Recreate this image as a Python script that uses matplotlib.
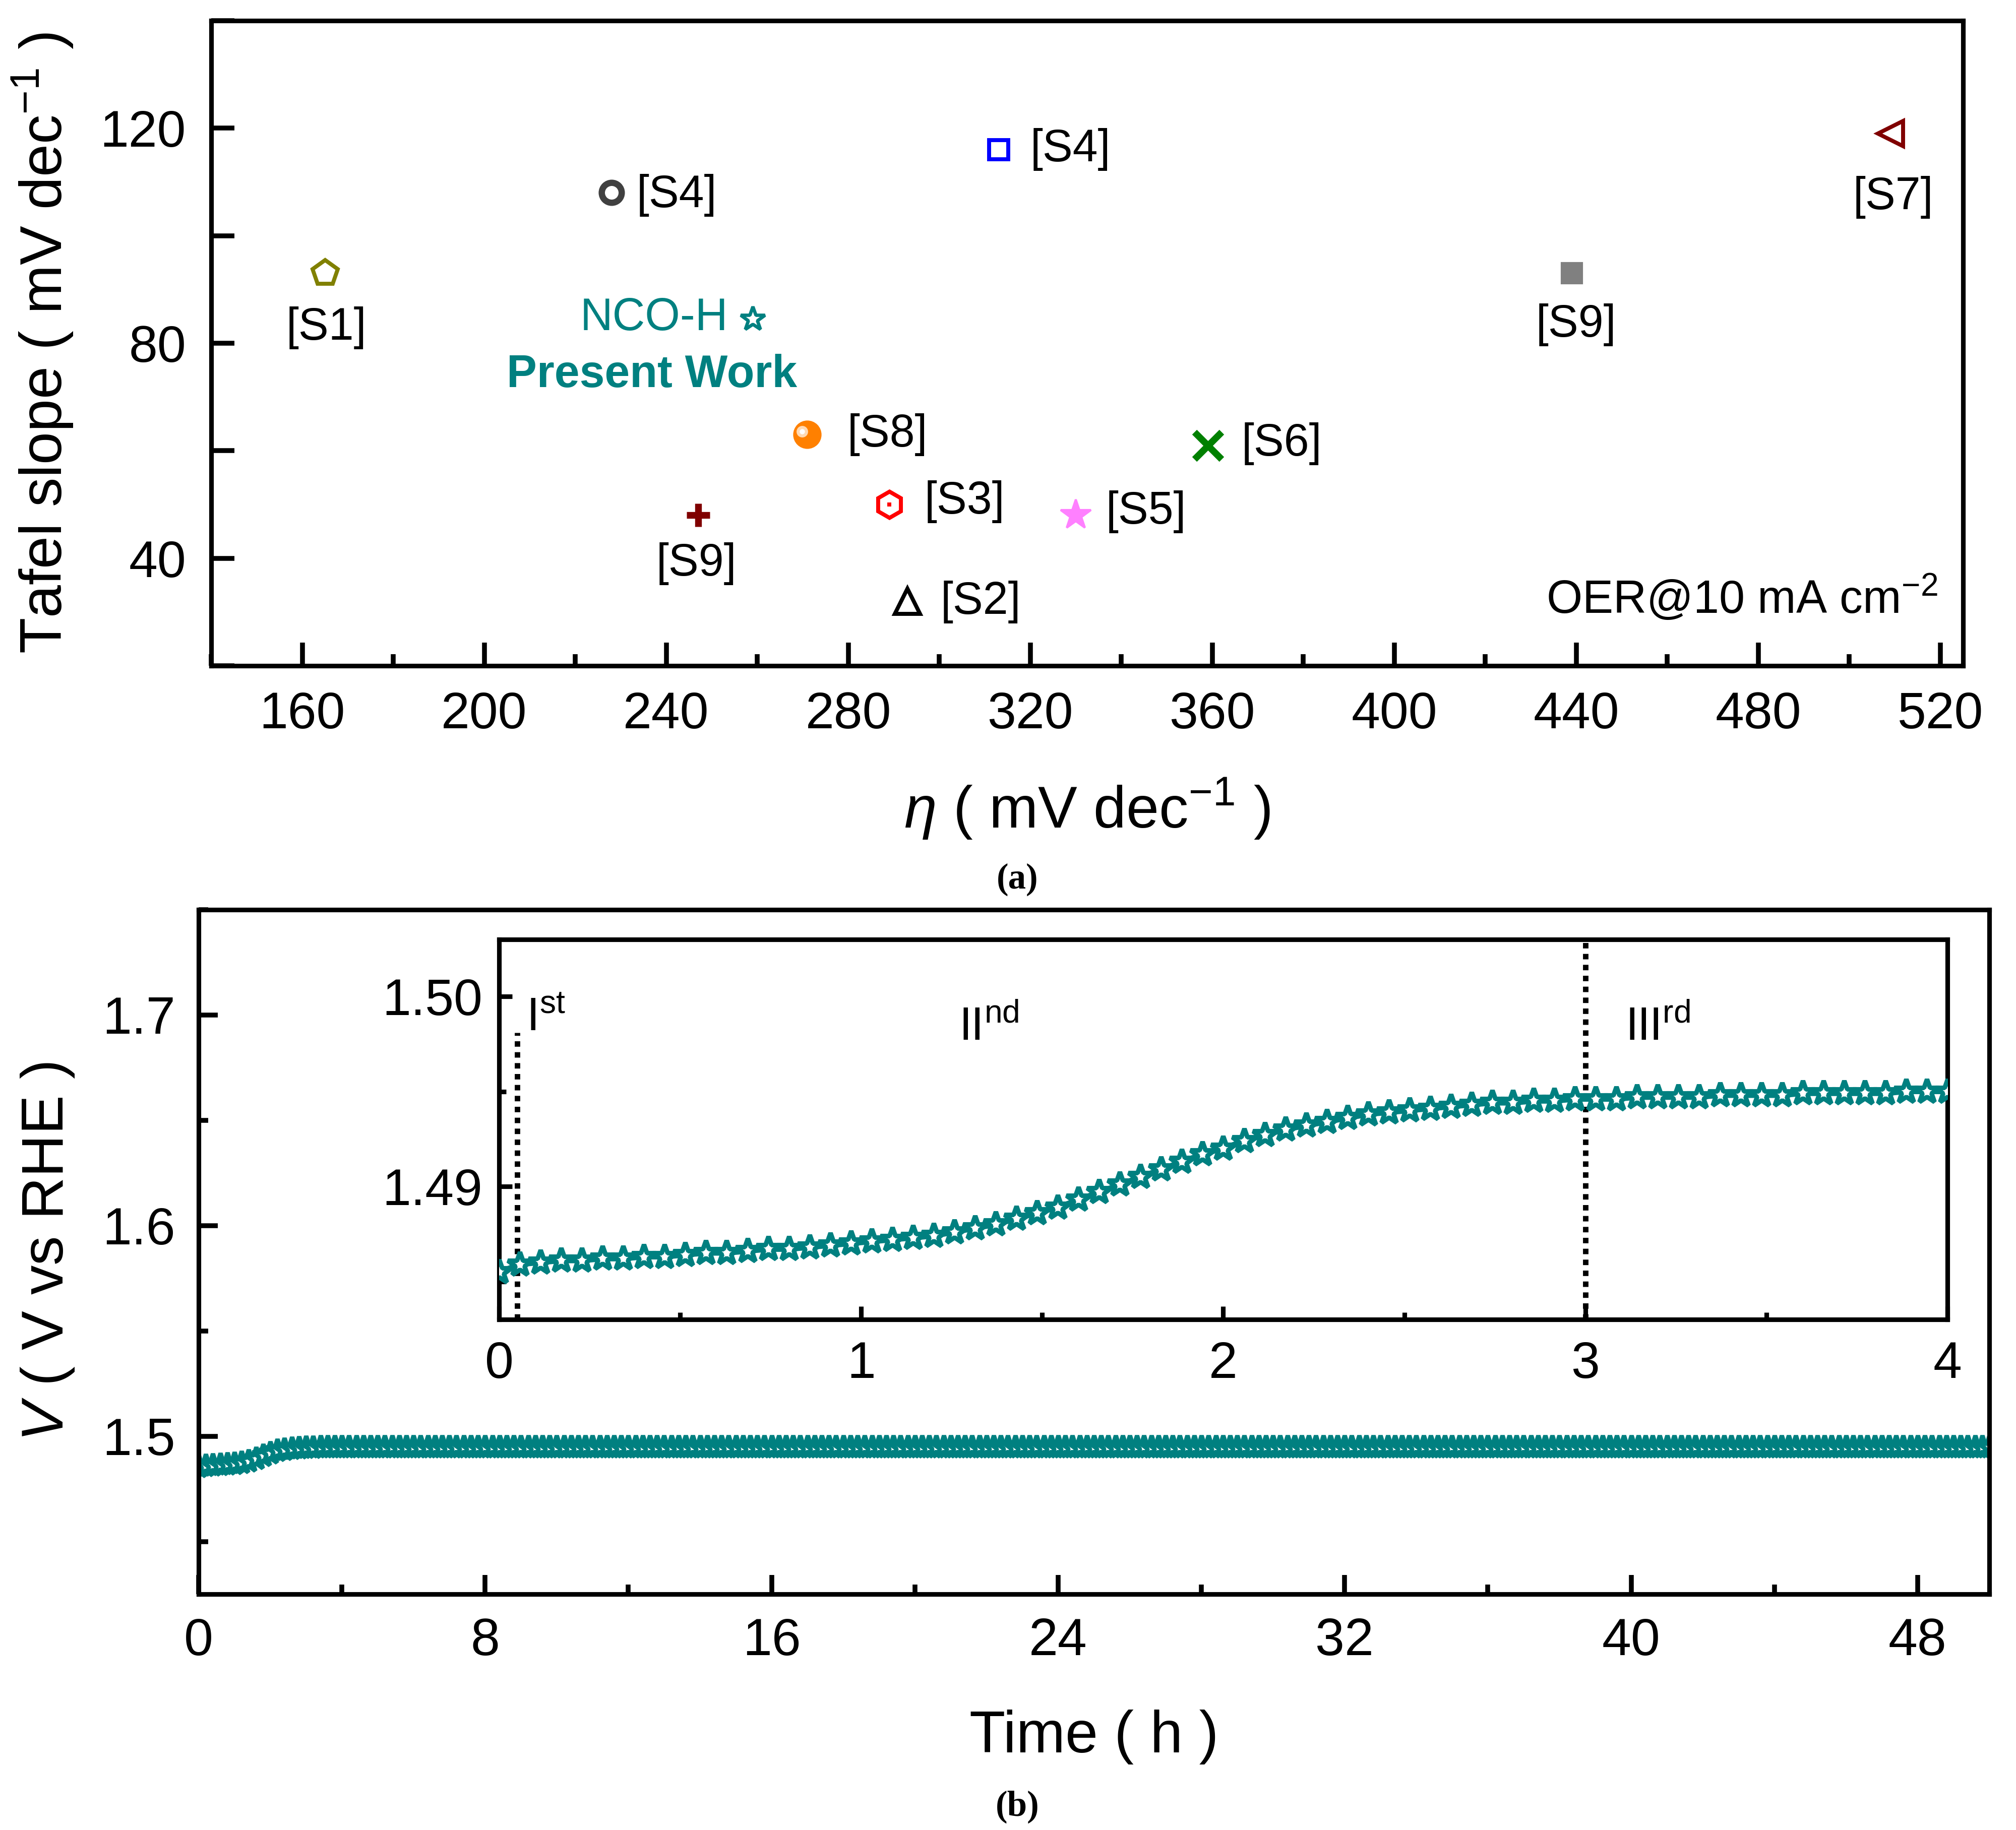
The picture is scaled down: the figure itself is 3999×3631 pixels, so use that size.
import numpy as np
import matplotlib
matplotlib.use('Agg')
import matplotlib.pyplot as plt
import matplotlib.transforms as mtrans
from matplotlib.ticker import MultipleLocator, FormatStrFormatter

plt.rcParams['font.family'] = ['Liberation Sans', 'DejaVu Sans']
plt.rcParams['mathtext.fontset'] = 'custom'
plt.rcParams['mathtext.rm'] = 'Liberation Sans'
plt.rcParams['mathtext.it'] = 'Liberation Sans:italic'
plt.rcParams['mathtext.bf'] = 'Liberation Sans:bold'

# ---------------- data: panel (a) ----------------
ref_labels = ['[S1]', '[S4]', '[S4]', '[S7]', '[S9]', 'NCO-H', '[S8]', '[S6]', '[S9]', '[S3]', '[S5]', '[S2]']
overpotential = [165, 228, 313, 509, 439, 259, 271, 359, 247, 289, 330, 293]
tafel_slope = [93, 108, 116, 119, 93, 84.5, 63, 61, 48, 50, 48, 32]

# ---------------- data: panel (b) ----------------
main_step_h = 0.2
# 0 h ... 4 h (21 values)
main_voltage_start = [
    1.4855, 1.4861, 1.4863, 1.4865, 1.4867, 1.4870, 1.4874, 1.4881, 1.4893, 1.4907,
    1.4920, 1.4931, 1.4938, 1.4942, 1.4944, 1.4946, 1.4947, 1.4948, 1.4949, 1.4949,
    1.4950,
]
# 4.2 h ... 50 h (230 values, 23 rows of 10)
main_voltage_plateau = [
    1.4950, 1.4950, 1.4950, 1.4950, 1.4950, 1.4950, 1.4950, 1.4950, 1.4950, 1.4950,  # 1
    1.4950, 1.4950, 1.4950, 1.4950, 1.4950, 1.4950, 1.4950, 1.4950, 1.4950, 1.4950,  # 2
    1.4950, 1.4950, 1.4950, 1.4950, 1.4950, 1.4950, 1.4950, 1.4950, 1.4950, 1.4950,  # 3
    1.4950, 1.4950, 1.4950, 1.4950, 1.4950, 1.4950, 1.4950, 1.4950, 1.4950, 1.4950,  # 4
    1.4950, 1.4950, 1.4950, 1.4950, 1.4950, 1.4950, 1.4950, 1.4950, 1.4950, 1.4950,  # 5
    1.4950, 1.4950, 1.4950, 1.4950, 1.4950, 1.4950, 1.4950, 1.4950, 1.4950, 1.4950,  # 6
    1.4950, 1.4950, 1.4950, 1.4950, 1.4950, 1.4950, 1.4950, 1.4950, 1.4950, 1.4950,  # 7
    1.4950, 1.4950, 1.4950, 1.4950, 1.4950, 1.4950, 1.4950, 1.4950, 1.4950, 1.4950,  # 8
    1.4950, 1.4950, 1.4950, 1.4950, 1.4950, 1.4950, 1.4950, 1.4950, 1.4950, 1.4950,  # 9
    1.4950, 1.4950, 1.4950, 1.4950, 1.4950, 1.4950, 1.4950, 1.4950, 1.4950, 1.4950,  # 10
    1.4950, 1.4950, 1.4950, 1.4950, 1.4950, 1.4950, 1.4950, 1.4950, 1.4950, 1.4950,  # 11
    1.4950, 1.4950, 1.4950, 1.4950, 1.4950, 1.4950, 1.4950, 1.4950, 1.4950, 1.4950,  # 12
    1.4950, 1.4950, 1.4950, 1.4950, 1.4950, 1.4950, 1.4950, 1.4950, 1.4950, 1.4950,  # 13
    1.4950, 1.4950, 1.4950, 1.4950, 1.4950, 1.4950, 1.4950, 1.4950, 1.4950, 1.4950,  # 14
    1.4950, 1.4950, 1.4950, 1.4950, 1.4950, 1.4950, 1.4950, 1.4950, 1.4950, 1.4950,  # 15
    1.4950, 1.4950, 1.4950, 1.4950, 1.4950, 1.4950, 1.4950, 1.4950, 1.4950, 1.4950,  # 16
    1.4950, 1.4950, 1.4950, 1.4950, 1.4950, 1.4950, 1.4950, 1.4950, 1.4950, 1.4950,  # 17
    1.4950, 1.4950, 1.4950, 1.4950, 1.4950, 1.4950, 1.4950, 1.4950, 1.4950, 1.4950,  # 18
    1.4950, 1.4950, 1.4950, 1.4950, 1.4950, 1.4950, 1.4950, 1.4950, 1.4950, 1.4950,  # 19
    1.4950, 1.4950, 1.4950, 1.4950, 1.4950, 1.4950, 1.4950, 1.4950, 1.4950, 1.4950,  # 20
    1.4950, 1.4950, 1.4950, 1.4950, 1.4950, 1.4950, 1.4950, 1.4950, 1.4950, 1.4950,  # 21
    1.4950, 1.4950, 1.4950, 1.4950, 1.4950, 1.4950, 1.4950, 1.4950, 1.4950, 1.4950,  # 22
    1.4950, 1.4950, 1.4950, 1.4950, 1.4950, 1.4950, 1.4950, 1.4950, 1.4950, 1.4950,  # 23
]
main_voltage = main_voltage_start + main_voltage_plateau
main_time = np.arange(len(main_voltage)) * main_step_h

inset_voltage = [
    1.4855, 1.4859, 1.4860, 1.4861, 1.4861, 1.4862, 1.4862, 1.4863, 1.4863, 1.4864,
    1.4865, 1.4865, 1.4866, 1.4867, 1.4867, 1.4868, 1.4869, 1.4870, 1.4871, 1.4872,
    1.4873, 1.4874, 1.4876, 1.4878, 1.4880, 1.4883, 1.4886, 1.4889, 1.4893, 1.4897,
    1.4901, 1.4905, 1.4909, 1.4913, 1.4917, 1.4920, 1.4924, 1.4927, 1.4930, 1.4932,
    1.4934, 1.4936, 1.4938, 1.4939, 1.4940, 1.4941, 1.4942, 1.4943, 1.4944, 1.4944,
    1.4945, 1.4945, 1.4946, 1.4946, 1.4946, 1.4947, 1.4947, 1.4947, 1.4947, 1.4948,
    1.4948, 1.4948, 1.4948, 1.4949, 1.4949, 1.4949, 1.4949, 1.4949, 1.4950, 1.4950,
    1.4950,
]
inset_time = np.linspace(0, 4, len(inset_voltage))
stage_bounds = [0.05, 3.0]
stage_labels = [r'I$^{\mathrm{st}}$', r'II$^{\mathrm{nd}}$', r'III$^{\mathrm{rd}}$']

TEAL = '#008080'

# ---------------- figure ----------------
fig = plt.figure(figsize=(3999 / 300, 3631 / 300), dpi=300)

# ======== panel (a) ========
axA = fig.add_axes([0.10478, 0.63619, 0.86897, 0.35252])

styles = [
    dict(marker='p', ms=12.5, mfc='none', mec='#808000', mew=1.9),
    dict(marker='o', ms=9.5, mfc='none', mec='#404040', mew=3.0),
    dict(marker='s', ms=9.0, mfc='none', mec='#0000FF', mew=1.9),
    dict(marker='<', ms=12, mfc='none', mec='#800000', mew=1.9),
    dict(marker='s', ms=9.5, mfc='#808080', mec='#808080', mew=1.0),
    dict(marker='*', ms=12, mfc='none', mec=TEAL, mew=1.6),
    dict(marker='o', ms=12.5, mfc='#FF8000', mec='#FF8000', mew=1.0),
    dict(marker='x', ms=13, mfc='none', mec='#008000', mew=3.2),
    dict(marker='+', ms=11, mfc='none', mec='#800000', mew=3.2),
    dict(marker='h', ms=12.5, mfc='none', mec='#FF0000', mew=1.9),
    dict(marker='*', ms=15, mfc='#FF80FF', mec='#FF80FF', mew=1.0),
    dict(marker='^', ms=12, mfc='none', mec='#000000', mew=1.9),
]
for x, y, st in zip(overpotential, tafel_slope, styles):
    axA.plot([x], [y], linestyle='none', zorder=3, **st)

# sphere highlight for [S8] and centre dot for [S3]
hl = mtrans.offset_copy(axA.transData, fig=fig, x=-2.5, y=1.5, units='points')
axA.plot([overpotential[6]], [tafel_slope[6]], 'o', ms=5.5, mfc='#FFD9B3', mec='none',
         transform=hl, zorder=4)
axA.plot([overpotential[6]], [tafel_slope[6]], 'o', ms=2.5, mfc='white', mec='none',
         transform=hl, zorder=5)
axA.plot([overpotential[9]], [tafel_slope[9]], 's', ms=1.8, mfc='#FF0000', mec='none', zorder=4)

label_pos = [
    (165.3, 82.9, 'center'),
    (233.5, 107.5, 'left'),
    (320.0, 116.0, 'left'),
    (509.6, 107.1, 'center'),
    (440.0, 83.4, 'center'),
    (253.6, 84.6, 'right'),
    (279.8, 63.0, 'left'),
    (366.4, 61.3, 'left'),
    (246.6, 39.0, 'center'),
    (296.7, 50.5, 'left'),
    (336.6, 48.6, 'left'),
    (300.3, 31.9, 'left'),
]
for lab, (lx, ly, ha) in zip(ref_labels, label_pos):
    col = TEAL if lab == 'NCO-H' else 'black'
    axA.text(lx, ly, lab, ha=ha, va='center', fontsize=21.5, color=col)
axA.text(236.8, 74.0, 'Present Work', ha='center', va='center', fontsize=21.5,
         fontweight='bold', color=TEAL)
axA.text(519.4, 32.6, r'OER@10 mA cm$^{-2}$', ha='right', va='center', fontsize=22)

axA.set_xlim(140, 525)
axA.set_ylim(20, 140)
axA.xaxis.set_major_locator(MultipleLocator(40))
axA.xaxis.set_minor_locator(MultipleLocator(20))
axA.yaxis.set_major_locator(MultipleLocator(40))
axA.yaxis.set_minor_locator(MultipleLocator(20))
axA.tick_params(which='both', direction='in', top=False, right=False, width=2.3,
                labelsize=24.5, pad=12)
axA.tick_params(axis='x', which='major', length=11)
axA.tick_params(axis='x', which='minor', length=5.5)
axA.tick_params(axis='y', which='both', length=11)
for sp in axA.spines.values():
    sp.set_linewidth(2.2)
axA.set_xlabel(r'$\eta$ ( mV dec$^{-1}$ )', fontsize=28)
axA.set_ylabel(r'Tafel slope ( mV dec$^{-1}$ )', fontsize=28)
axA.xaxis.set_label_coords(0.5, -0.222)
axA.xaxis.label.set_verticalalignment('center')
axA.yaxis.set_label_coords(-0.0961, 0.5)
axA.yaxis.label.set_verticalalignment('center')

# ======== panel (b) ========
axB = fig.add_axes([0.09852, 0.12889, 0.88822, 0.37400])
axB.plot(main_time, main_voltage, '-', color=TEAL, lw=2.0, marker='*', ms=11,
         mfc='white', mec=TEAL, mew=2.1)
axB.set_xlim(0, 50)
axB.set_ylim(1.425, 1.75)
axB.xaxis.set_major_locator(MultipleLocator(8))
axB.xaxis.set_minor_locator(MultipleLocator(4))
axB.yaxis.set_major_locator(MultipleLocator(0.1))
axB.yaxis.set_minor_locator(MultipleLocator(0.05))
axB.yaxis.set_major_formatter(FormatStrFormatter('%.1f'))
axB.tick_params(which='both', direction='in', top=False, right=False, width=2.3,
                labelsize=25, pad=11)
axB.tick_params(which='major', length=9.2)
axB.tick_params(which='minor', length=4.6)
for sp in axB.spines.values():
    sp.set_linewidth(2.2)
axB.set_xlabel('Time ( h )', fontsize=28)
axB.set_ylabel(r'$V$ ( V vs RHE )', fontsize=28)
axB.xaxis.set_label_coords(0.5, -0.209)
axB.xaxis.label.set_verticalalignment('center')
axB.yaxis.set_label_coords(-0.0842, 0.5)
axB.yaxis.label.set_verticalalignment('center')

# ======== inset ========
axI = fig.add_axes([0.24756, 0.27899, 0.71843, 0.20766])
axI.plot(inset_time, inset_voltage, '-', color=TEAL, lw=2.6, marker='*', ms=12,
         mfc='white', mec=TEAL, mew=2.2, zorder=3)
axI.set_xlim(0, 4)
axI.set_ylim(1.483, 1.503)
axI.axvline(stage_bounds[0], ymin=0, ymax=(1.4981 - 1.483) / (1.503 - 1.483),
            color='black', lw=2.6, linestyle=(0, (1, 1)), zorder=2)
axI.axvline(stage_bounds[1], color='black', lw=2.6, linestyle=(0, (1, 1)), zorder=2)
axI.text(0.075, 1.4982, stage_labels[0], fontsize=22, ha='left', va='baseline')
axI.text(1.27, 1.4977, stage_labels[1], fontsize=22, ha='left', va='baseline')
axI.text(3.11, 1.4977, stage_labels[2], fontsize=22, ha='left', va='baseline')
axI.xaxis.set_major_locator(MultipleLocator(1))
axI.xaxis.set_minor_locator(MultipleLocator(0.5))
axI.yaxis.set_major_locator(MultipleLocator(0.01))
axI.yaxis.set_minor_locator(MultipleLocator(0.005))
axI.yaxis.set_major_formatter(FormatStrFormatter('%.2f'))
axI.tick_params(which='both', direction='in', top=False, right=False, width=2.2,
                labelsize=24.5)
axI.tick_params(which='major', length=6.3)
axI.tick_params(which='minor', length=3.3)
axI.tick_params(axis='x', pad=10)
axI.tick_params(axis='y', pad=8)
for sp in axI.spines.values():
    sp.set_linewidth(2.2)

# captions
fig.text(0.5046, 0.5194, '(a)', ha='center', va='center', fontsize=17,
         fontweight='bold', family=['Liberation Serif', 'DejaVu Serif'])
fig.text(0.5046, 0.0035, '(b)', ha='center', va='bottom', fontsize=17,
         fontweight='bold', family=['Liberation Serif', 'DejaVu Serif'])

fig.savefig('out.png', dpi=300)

---

● GIVEN REQUEST: The lines to transcribe begin at the line with "The picture is" and end at the line with "50, 48, 32]"; copy them exactly, both ends included.

● WRITTEN SOLUTION:
The picture is scaled down: the figure itself is 3999×3631 pixels, so use that size.
import numpy as np
import matplotlib
matplotlib.use('Agg')
import matplotlib.pyplot as plt
import matplotlib.transforms as mtrans
from matplotlib.ticker import MultipleLocator, FormatStrFormatter

plt.rcParams['font.family'] = ['Liberation Sans', 'DejaVu Sans']
plt.rcParams['mathtext.fontset'] = 'custom'
plt.rcParams['mathtext.rm'] = 'Liberation Sans'
plt.rcParams['mathtext.it'] = 'Liberation Sans:italic'
plt.rcParams['mathtext.bf'] = 'Liberation Sans:bold'

# ---------------- data: panel (a) ----------------
ref_labels = ['[S1]', '[S4]', '[S4]', '[S7]', '[S9]', 'NCO-H', '[S8]', '[S6]', '[S9]', '[S3]', '[S5]', '[S2]']
overpotential = [165, 228, 313, 509, 439, 259, 271, 359, 247, 289, 330, 293]
tafel_slope = [93, 108, 116, 119, 93, 84.5, 63, 61, 48, 50, 48, 32]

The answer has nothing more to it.